_YOUR INSTRUCTIONS_
Show every line containing "this" by copying it.

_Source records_
——————————

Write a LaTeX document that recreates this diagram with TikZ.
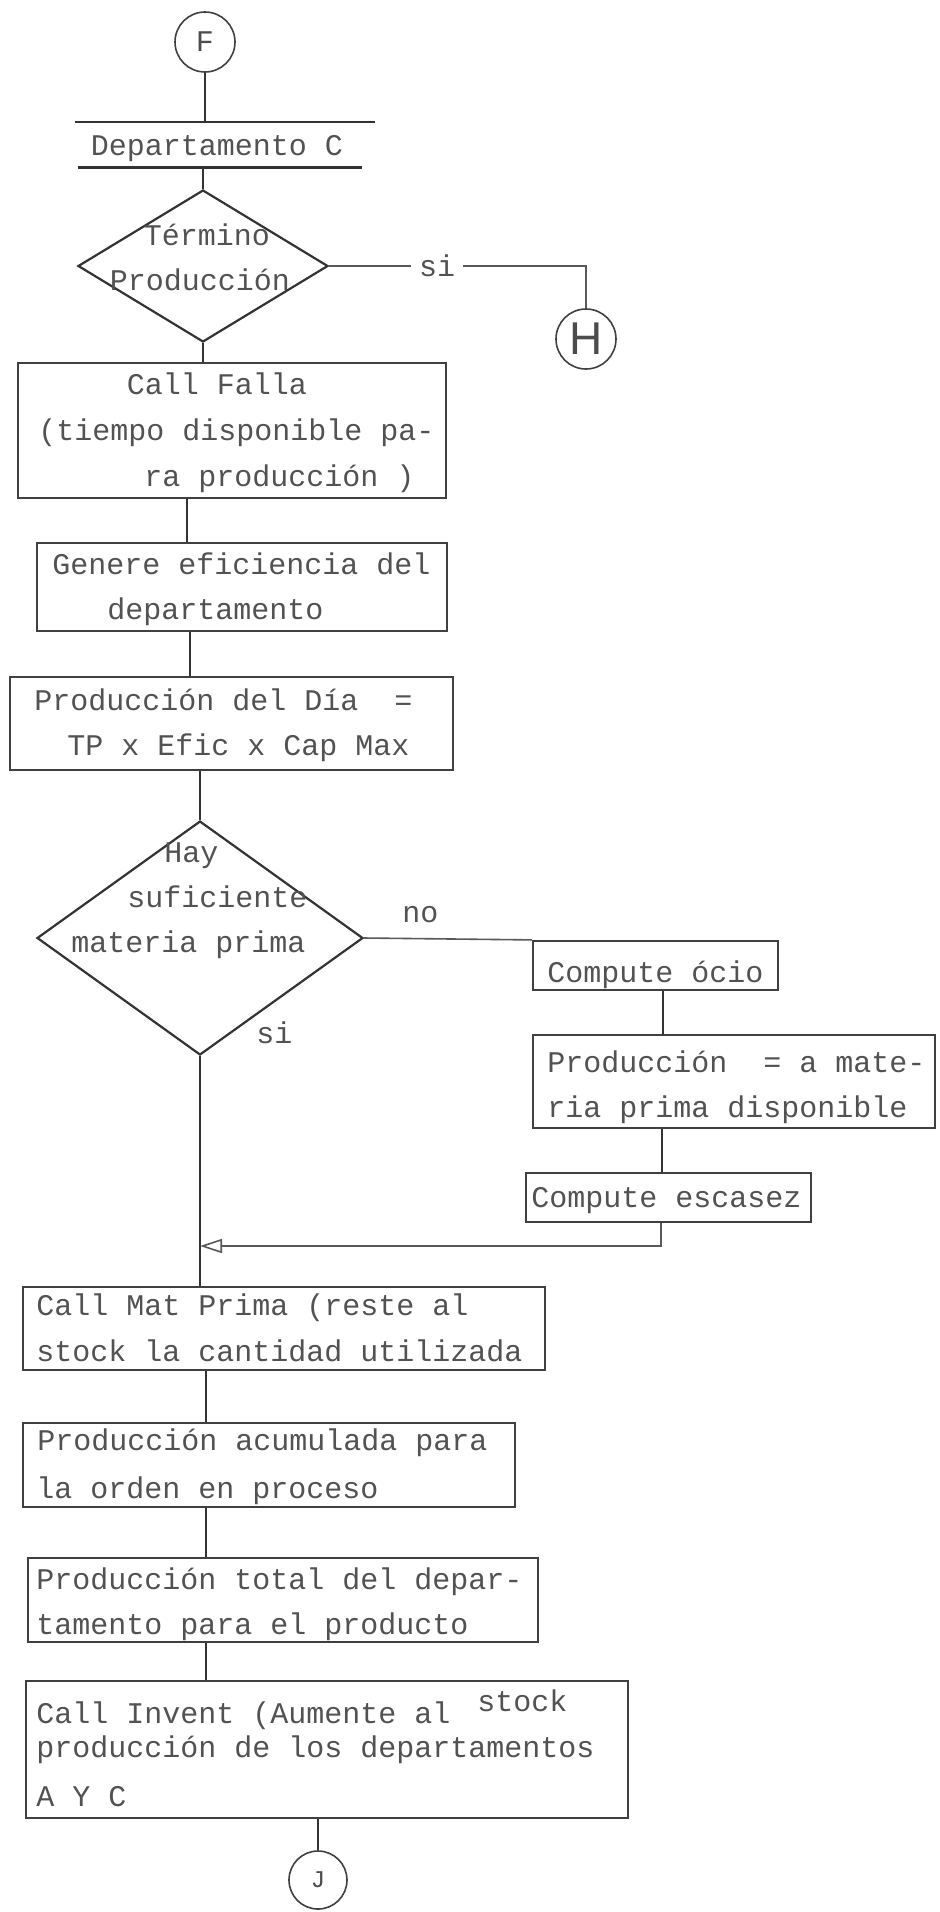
\documentclass[tikz,border=0pt]{standalone}
\usepackage{fontspec}
\newfontfamily\tw{Liberation Mono}
\newfontfamily\hw{Liberation Sans}
\usetikzlibrary{shapes.geometric,arrows.meta,fit}
\begin{document}
\begin{tikzpicture}[x=0.5pt,y=-0.5pt,
  ln/.style={draw=black!80,line width=1.1pt},
  thinln/.style={draw=black!65,line width=0.8pt},
  boxst/.style={draw=black!75,line width=1.1pt,inner sep=0pt,rectangle},
  dia/.style={diamond,draw=black!80,line width=1.1pt,inner sep=0pt},
  conn/.style={circle,draw=black!75,line width=0.8pt,inner sep=0pt,minimum size=30pt,text=black!70},
  tx/.style={font={\tw\fontsize{15pt}{18pt}\selectfont},text=black!68,inner sep=0pt,anchor=base west},
  txc/.style={tx,anchor=base},
  lab/.style={font={\tw\fontsize{15pt}{18pt}\selectfont},text=black!68,fill=white,inner xsep=4pt,inner ysep=1pt}]
\useasboundingbox (0,0) rectangle (940,1912);

% connectors' end nodes
\node[conn] (F) at (205,42) {\tw\fontsize{15pt}{18pt}\selectfont F};
\node[conn] (H) at (586,339) {\hw\fontsize{23pt}{25pt}\selectfont H};
\node[conn,minimum size=29pt] (J) at (318,1880) {\tw\fontsize{12pt}{14pt}\selectfont J};

% Departamento C
\node[minimum width=150pt,minimum height=22.5pt,inner sep=0pt] (dept) at (225,144.5) {};
\draw[ln] (dept.north west) -- (dept.north east);
\draw[ln] ([xshift=1.5pt]dept.south west) -- ([xshift=-6.5pt]dept.south east);
\node[txc] (t1) at (217,155) {Departamento C};

% decision 1
\node[dia,minimum width=125pt,minimum height=76pt] (d1) at (203,266) {};
\node[txc] (t2) at (207,245) {Término};
\node[txc] (t3) at (200,290) {Producción};

% boxes
\node[boxst,fit={(18,363) (446,498)}] (b1) {};
\node[txc] (t4) at (217,394) {Call Falla};
\node[tx] (t5) at (38,440) {(tiempo disponible pa-};
\node[tx] (t6) at (144,486) {ra producción )};

\node[boxst,fit={(37,543) (447,631)}] (b2) {};
\node[tx] (t7) at (52,574) {Genere eficiencia del};
\node[tx] (t8) at (107,619) {departamento};

\node[boxst,fit={(10,677) (453,770)}] (b3) {};
\node[tx] (t9) at (34,710) {Producción del Día~~=};
\node[tx] (t10) at (67,755) {TP x Efic x Cap Max};

% decision 2
\node[dia,minimum width=163pt,minimum height=117pt] (d2) at (200,938) {};
\node[tx] (t11) at (164,862) {Hay};
\node[tx] (t12) at (127,907) {suficiente};
\node[tx] (t13) at (71,952) {materia prima};
\node[tx] (t14) at (402,922) {no};
\node[tx] (t15) at (256,1043) {si};

\node[boxst,fit={(533,941) (778,990)}] (b4) {};
\node[tx] (t16) at (547,982) {Compute ócio};

\node[boxst,fit={(533,1035) (935,1128)}] (b5) {};
\node[tx] (t17) at (547,1072) {Producción~~= a mate-};
\node[tx] (t18) at (547,1117) {ria prima disponible};

\node[boxst,fit={(526,1173) (811,1222)}] (b6) {};
\node[tx] (t19) at (531,1207) {Compute escasez};

\node[boxst,fit={(23,1287) (545,1370)}] (b7) {};
\node[tx] (t20) at (36,1315) {Call Mat Prima (reste al};
\node[tx] (t21) at (36,1361) {stock la cantidad utilizada};

\node[boxst,fit={(23,1423) (515,1507)}] (b8) {};
\node[tx] (t22) at (37,1450) {Producción acumulada para};
\node[tx] (t23) at (36,1498) {la orden en proceso};

\node[boxst,fit={(28,1558) (538,1642)}] (b9) {};
\node[tx] (t24) at (36,1589) {Producción total del depar-};
\node[tx] (t25) at (36,1634) {tamento para el producto};

\node[boxst,fit={(26,1681) (628,1818)}] (b10) {};
\node[tx] (t26) at (36,1723) {Call Invent (Aumente al};
\node[tx] (t27) at (477,1711) {stock};
\node[tx] (t28) at (36,1757) {producción de los departamentos};
\node[tx] (t29) at (36,1806) {A Y C};

% connectors
\draw[ln] (F) -- (F |- dept.north);
\draw[ln] (dept.south -| d1.north) -- (d1.north);
\draw[thinln] (d1.east) -| (H.north) node[lab,pos=0.21] (si1) {si};
\draw[ln] (d1.south) -- (d1.south |- b1.north);
\draw[ln] (b1.south -| 187,0) -- (b2.north -| 187,0);
\draw[ln] (b2.south -| 190,0) -- (b3.north -| 190,0);
\draw[ln] (b3.south -| d2.north) -- (d2.north);
\draw[thinln] (d2.east) -- (b4.north west);
\draw[ln] (b4.south -| 663,0) -- (b5.north -| 663,0);
\draw[ln] (b5.south -| 662,0) -- (b6.north -| 662,0);
\draw[thinln,-{Triangle[open,length=11pt,width=7pt]}] (b6.south -| 661,0) |- (d2.south |- 0,1246);
\draw[ln] (d2.south) -- (d2.south |- b7.north);
\draw[ln] (b7.south -| 206,0) -- (b8.north -| 206,0);
\draw[ln] (b8.south -| 206,0) -- (b9.north -| 206,0);
\draw[ln] (b9.south -| 206,0) -- (b10.north -| 206,0);
\draw[ln] (b10.south -| J) -- (J);
\end{tikzpicture}
\end{document}
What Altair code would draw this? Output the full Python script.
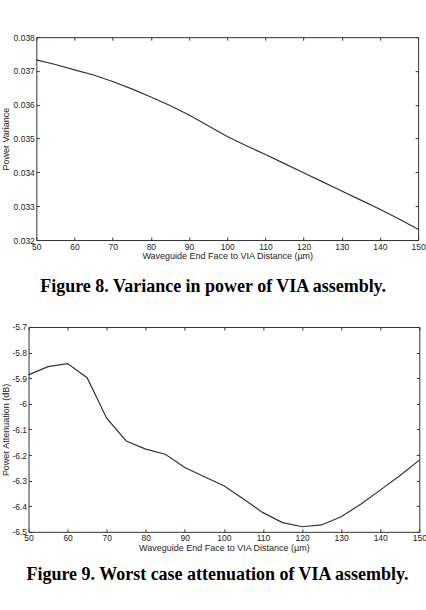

——————————

_REPLY TO THE EXERCISE_
Write a LaTeX document that recreates this diagram with TikZ.
What Altair code would draw this? Output the full Python script.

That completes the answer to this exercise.